> _DATA FOR THE TASK_
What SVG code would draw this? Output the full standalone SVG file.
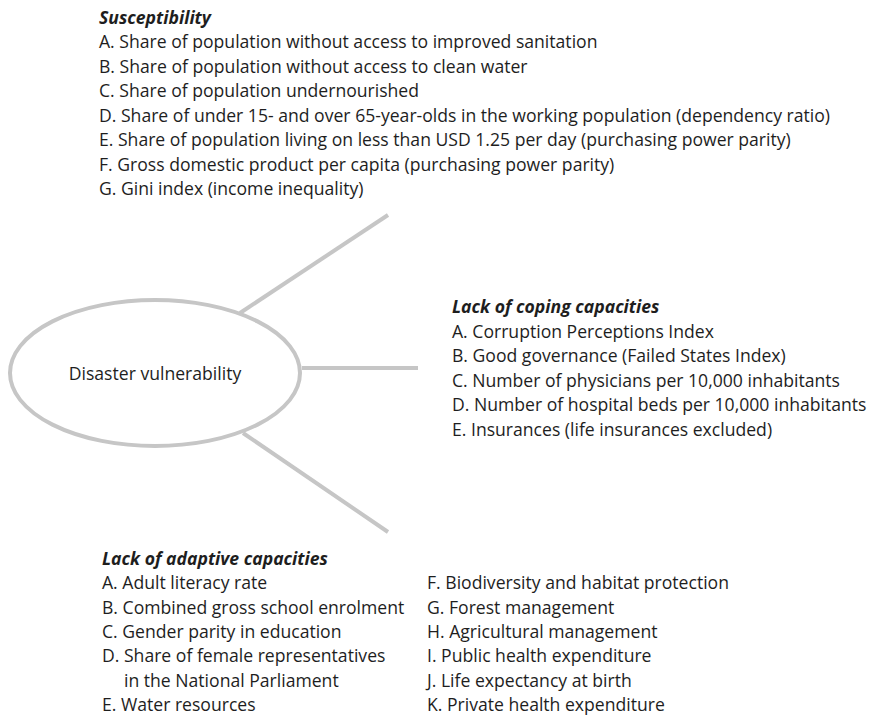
<svg xmlns="http://www.w3.org/2000/svg" width="870" height="716" viewBox="0 0 870 716">
<style>
text{font-family:"Open Sans","Liberation Sans",Arial,sans-serif;font-size:17.6px;fill:#1e1e1e}
.h{font-weight:bold;font-style:italic}
.c{stroke:#c6c6c6;stroke-width:4;fill:none;stroke-linecap:butt}
</style>
<rect width="870" height="716" fill="#fff"/>
<g id="connectors">
<line class="c" x1="240" y1="313" x2="388" y2="215"/>
<line class="c" x1="302" y1="368" x2="418" y2="368"/>
<line class="c" x1="243" y1="433" x2="388" y2="532"/>
</g>
<g id="disaster-vulnerability">
<ellipse class="c" cx="155" cy="373" rx="145" ry="73"/>
<text x="155" y="380" text-anchor="middle">Disaster vulnerability</text>
</g>
<g id="susceptibility">
<text class="h" x="99" y="24">Susceptibility</text>
<text x="99" y="48">A. Share of population without access to improved sanitation</text>
<text x="99" y="72.5">B. Share of population without access to clean water</text>
<text x="99" y="97">C. Share of population undernourished</text>
<text x="99" y="121.5">D. Share of under 15- and over 65-year-olds in the working population (dependency ratio)</text>
<text x="99" y="146">E. Share of population living on less than USD 1.25 per day (purchasing power parity)</text>
<text x="99" y="170.5">F. Gross domestic product per capita (purchasing power parity)</text>
<text x="99" y="195">G. Gini index (income inequality)</text>
</g>
<g id="coping">
<text class="h" x="452" y="313">Lack of coping capacities</text>
<text x="452" y="337.5">A. Corruption Perceptions Index</text>
<text x="452" y="362">B. Good governance (Failed States Index)</text>
<text x="452" y="386.5">C. Number of physicians per 10,000 inhabitants</text>
<text x="452" y="411">D. Number of hospital beds per 10,000 inhabitants</text>
<text x="452" y="435.5">E. Insurances (life insurances excluded)</text>
</g>
<g id="adaptive">
<text class="h" x="102" y="565">Lack of adaptive capacities</text>
<text x="102" y="589">A. Adult literacy rate</text>
<text x="102" y="613.5">B. Combined gross school enrolment</text>
<text x="102" y="638">C. Gender parity in education</text>
<text x="102" y="662">D. Share of female representatives</text>
<text x="124" y="686.5">in the National Parliament</text>
<text x="102" y="711">E. Water resources</text>
<text x="427" y="589">F. Biodiversity and habitat protection</text>
<text x="427" y="613.5">G. Forest management</text>
<text x="427" y="638">H. Agricultural management</text>
<text x="427" y="662">I. Public health expenditure</text>
<text x="427" y="686.5">J. Life expectancy at birth</text>
<text x="427" y="711">K. Private health expenditure</text>
</g>
</svg>
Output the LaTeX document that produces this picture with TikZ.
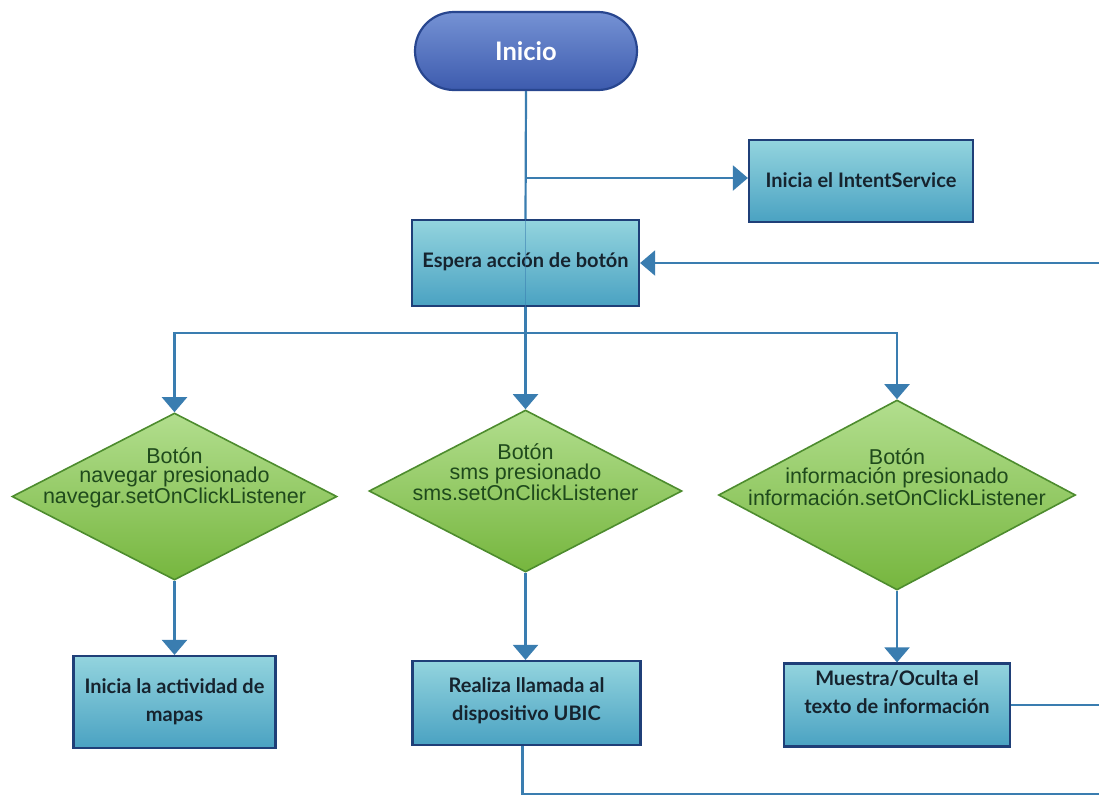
\documentclass[tikz,border=0pt]{standalone}
\usepackage{fontspec}
\setmainfont{Lato}
\newfontfamily\diafont{Liberation Sans}
\usetikzlibrary{arrows.meta,shapes.geometric,shapes.misc}

\definecolor{linkblue}{HTML}{3A7DB0}
\definecolor{boxedge}{HTML}{1F3F78}
\definecolor{boxtop}{HTML}{93D4DE}
\definecolor{boxbot}{HTML}{4AA2C2}
\definecolor{boxtext}{HTML}{16232E}
\definecolor{starttop}{HTML}{7592D4}
\definecolor{startbot}{HTML}{3D5BAE}
\definecolor{startedge}{HTML}{28468F}
\definecolor{dectop}{HTML}{B2DE8E}
\definecolor{decbot}{HTML}{76B63E}
\definecolor{decedge}{HTML}{4D8C2E}
\definecolor{dectext}{HTML}{1F4A1C}

\begin{document}
\begin{tikzpicture}[x=1pt,y=-1pt,
  conn/.style={draw=linkblue,line width=2.2pt},
  arr/.style={conn,-{Triangle[length=15pt,width=25pt]}},
  startbox/.style={rounded rectangle,draw=startedge,line width=2.2pt,
    top color=starttop,bottom color=startbot,text=white,
    font=\fontsize{25.5}{30}\selectfont\bfseries,inner sep=0pt},
  procbox/.style={rectangle,draw=boxedge,line width=2.2pt,
    top color=boxtop,bottom color=boxbot,inner sep=0pt},
  proctext/.style={text=boxtext,align=center,inner sep=0pt,
    font=\fontsize{20}{28}\selectfont\bfseries},
  decision/.style={diamond,draw=decedge,line width=1.6pt,
    top color=dectop,bottom color=decbot,inner sep=0pt},
  dectextstyle/.style={text=dectext,align=center,inner sep=0pt,
    font=\diafont\fontsize{21.5}{19.5}\selectfont},
]
\clip (0,0) rectangle (1099,796);
\useasboundingbox (0,0) rectangle (1099,796);
\fill[white] (0,0) rectangle (1099,796);

% start terminal
\node[startbox,minimum width=222pt,minimum height=78pt] (ini) at (526,51) {Inicio};

% process boxes
\node[procbox,minimum width=224pt,minimum height=82pt] (svc) at (861,181) {};
\node[proctext] (svctxt) at (861,180) {Inicia el IntentService};

\node[procbox,minimum width=227pt,minimum height=86pt] (esp) at (525.5,263) {};
\node[proctext] (esptxt) at (525.5,262) {Espera acción de botón};

\node[procbox,minimum width=202pt,minimum height=92pt] (act) at (174.5,702) {};
\node[proctext] (acttxt) at (174.5,702) {Inicia la actividad de\\mapas};

\node[procbox,minimum width=228pt,minimum height=84pt] (ubic) at (526.5,703) {};
\node[proctext] (ubictxt) at (526.5,701) {Realiza llamada al\\dispositivo UBIC};

\node[procbox,minimum width=226pt,minimum height=83pt] (info) at (897,705) {};
\node[proctext] (infotxt) at (897,692) {Muestra/Oculta el\\texto de información};

% decisions
\node[decision,minimum width=325pt,minimum height=167pt] (dnav) at (174.5,496.5) {};
\node[dectextstyle] (dnavtxt) at (174.5,478) {Botón\\navegar presionado\\navegar.setOnClickListener};

\node[decision,minimum width=313pt,minimum height=162pt] (dsms) at (525.5,491) {};
\node[dectextstyle] (dsmstxt) at (525.5,472) {Botón\\sms presionado\\sms.setOnClickListener};

\node[decision,minimum width=357pt,minimum height=190pt] (dinf) at (897,495) {};
\node[dectextstyle] (dinftxt) at (897,477) {Botón\\información presionado\\información.setOnClickListener};

% junction points
\coordinate (fork) at (526,178);
\coordinate (bus) at (525.5,333);
\coordinate (loopR) at (1120,705);
\coordinate (loopB) at (522.5,794);

% main flow
\draw[conn] (ini.south) -- (esp.north);
\draw[arr] (fork) -- (fork -| svc.west);
\draw[conn,line width=1pt,opacity=0.55] (esp.north) -- (esp.south);
\draw[conn] (esp.south) -- (bus);
\draw[arr] (bus) -| (dnav.north);
\draw[arr] (bus) -- (dsms.north);
\draw[arr] (bus) -| (dinf.north);

\draw[arr] (dnav.south) -- (act.north);
\draw[arr] (dsms.south) -- (ubic.north -| dsms.south);
\draw[arr] (dinf.south) -- (info.north);

% return loops
\draw[arr] (info.east) -- (loopR) |- (esp.east);
\draw[conn] (loopB |- ubic.south) -- (loopB) -| (loopR);
\end{tikzpicture}
\end{document}
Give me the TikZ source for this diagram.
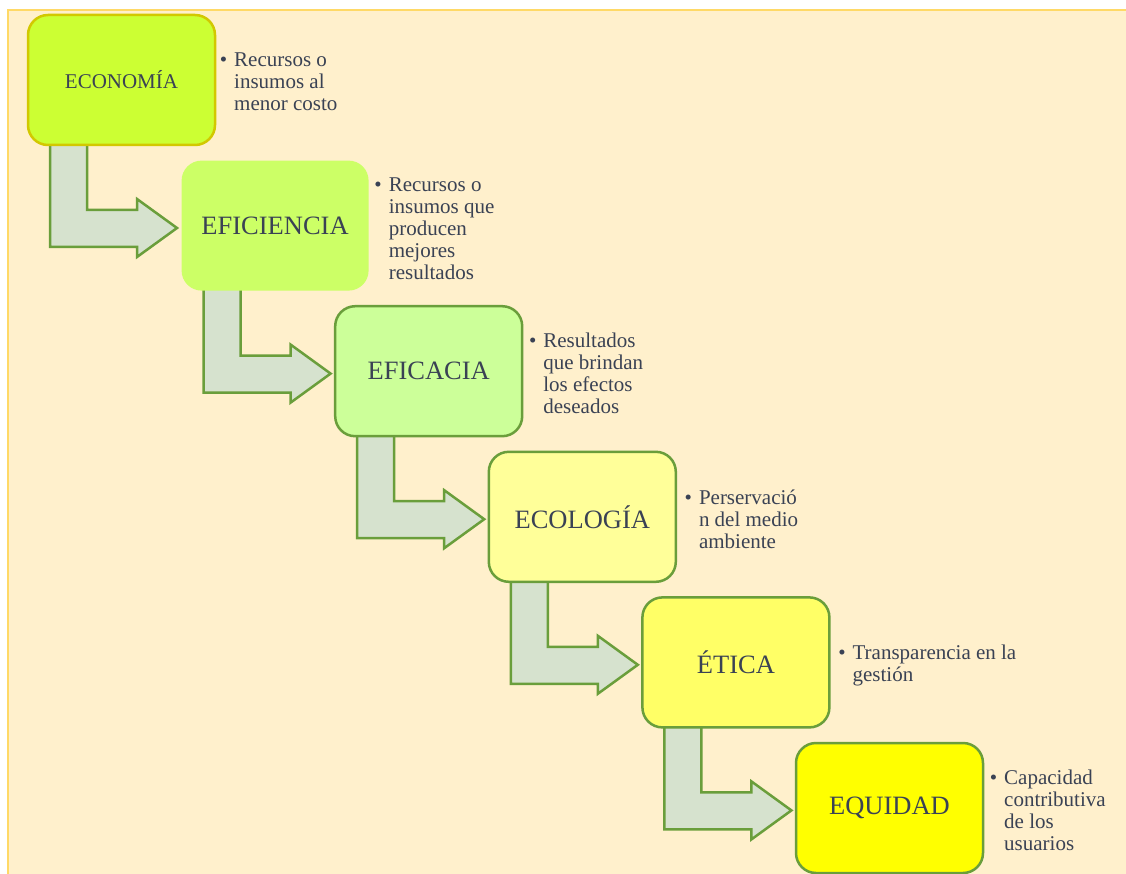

> _GOAL_
Every line above should be repeated exactly; pictures stay out of the copy.

> _FINAL ANSWER_
What SVG code would draw this? Output the full standalone SVG file.
<svg xmlns="http://www.w3.org/2000/svg" width="870" height="716" viewBox="0 0 870 716">
<style>
text{font-family:"Open Sans","Liberation Sans",Arial,sans-serif;font-size:17.6px;fill:#1e1e1e}
.h{font-weight:bold;font-style:italic}
.c{stroke:#c6c6c6;stroke-width:4;fill:none;stroke-linecap:butt}
</style>
<rect width="870" height="716" fill="#fff"/>
<g id="connectors">
<line class="c" x1="240" y1="313" x2="388" y2="215"/>
<line class="c" x1="302" y1="368" x2="418" y2="368"/>
<line class="c" x1="243" y1="433" x2="388" y2="532"/>
</g>
<g id="disaster-vulnerability">
<ellipse class="c" cx="155" cy="373" rx="145" ry="73"/>
<text x="155" y="380" text-anchor="middle">Disaster vulnerability</text>
</g>
<g id="susceptibility">
<text class="h" x="99" y="24">Susceptibility</text>
<text x="99" y="48">A. Share of population without access to improved sanitation</text>
<text x="99" y="72.5">B. Share of population without access to clean water</text>
<text x="99" y="97">C. Share of population undernourished</text>
<text x="99" y="121.5">D. Share of under 15- and over 65-year-olds in the working population (dependency ratio)</text>
<text x="99" y="146">E. Share of population living on less than USD 1.25 per day (purchasing power parity)</text>
<text x="99" y="170.5">F. Gross domestic product per capita (purchasing power parity)</text>
<text x="99" y="195">G. Gini index (income inequality)</text>
</g>
<g id="coping">
<text class="h" x="452" y="313">Lack of coping capacities</text>
<text x="452" y="337.5">A. Corruption Perceptions Index</text>
<text x="452" y="362">B. Good governance (Failed States Index)</text>
<text x="452" y="386.5">C. Number of physicians per 10,000 inhabitants</text>
<text x="452" y="411">D. Number of hospital beds per 10,000 inhabitants</text>
<text x="452" y="435.5">E. Insurances (life insurances excluded)</text>
</g>
<g id="adaptive">
<text class="h" x="102" y="565">Lack of adaptive capacities</text>
<text x="102" y="589">A. Adult literacy rate</text>
<text x="102" y="613.5">B. Combined gross school enrolment</text>
<text x="102" y="638">C. Gender parity in education</text>
<text x="102" y="662">D. Share of female representatives</text>
<text x="124" y="686.5">in the National Parliament</text>
<text x="102" y="711">E. Water resources</text>
<text x="427" y="589">F. Biodiversity and habitat protection</text>
<text x="427" y="613.5">G. Forest management</text>
<text x="427" y="638">H. Agricultural management</text>
<text x="427" y="662">I. Public health expenditure</text>
<text x="427" y="686.5">J. Life expectancy at birth</text>
<text x="427" y="711">K. Private health expenditure</text>
</g>
</svg>
Output the LaTeX document that produces this picture with TikZ.
\documentclass[tikz,border=0pt]{standalone}
\usepackage{fontspec}
\setmainfont{Lato}
\newfontfamily\diafont{Liberation Sans}
\usetikzlibrary{arrows.meta,shapes.geometric,shapes.misc}

\definecolor{linkblue}{HTML}{3A7DB0}
\definecolor{boxedge}{HTML}{1F3F78}
\definecolor{boxtop}{HTML}{93D4DE}
\definecolor{boxbot}{HTML}{4AA2C2}
\definecolor{boxtext}{HTML}{16232E}
\definecolor{starttop}{HTML}{7592D4}
\definecolor{startbot}{HTML}{3D5BAE}
\definecolor{startedge}{HTML}{28468F}
\definecolor{dectop}{HTML}{B2DE8E}
\definecolor{decbot}{HTML}{76B63E}
\definecolor{decedge}{HTML}{4D8C2E}
\definecolor{dectext}{HTML}{1F4A1C}

\begin{document}
\begin{tikzpicture}[x=1pt,y=-1pt,
  conn/.style={draw=linkblue,line width=2.2pt},
  arr/.style={conn,-{Triangle[length=15pt,width=25pt]}},
  startbox/.style={rounded rectangle,draw=startedge,line width=2.2pt,
    top color=starttop,bottom color=startbot,text=white,
    font=\fontsize{25.5}{30}\selectfont\bfseries,inner sep=0pt},
  procbox/.style={rectangle,draw=boxedge,line width=2.2pt,
    top color=boxtop,bottom color=boxbot,inner sep=0pt},
  proctext/.style={text=boxtext,align=center,inner sep=0pt,
    font=\fontsize{20}{28}\selectfont\bfseries},
  decision/.style={diamond,draw=decedge,line width=1.6pt,
    top color=dectop,bottom color=decbot,inner sep=0pt},
  dectextstyle/.style={text=dectext,align=center,inner sep=0pt,
    font=\diafont\fontsize{21.5}{19.5}\selectfont},
]
\clip (0,0) rectangle (1099,796);
\useasboundingbox (0,0) rectangle (1099,796);
\fill[white] (0,0) rectangle (1099,796);

% start terminal
\node[startbox,minimum width=222pt,minimum height=78pt] (ini) at (526,51) {Inicio};

% process boxes
\node[procbox,minimum width=224pt,minimum height=82pt] (svc) at (861,181) {};
\node[proctext] (svctxt) at (861,180) {Inicia el IntentService};

\node[procbox,minimum width=227pt,minimum height=86pt] (esp) at (525.5,263) {};
\node[proctext] (esptxt) at (525.5,262) {Espera acción de botón};

\node[procbox,minimum width=202pt,minimum height=92pt] (act) at (174.5,702) {};
\node[proctext] (acttxt) at (174.5,702) {Inicia la actividad de\\mapas};

\node[procbox,minimum width=228pt,minimum height=84pt] (ubic) at (526.5,703) {};
\node[proctext] (ubictxt) at (526.5,701) {Realiza llamada al\\dispositivo UBIC};

\node[procbox,minimum width=226pt,minimum height=83pt] (info) at (897,705) {};
\node[proctext] (infotxt) at (897,692) {Muestra/Oculta el\\texto de información};

% decisions
\node[decision,minimum width=325pt,minimum height=167pt] (dnav) at (174.5,496.5) {};
\node[dectextstyle] (dnavtxt) at (174.5,478) {Botón\\navegar presionado\\navegar.setOnClickListener};

\node[decision,minimum width=313pt,minimum height=162pt] (dsms) at (525.5,491) {};
\node[dectextstyle] (dsmstxt) at (525.5,472) {Botón\\sms presionado\\sms.setOnClickListener};

\node[decision,minimum width=357pt,minimum height=190pt] (dinf) at (897,495) {};
\node[dectextstyle] (dinftxt) at (897,477) {Botón\\información presionado\\información.setOnClickListener};

% junction points
\coordinate (fork) at (526,178);
\coordinate (bus) at (525.5,333);
\coordinate (loopR) at (1120,705);
\coordinate (loopB) at (522.5,794);

% main flow
\draw[conn] (ini.south) -- (esp.north);
\draw[arr] (fork) -- (fork -| svc.west);
\draw[conn,line width=1pt,opacity=0.55] (esp.north) -- (esp.south);
\draw[conn] (esp.south) -- (bus);
\draw[arr] (bus) -| (dnav.north);
\draw[arr] (bus) -- (dsms.north);
\draw[arr] (bus) -| (dinf.north);

\draw[arr] (dnav.south) -- (act.north);
\draw[arr] (dsms.south) -- (ubic.north -| dsms.south);
\draw[arr] (dinf.south) -- (info.north);

% return loops
\draw[arr] (info.east) -- (loopR) |- (esp.east);
\draw[conn] (loopB |- ubic.south) -- (loopB) -| (loopR);
\end{tikzpicture}
\end{document}
Give me the TikZ source for this diagram.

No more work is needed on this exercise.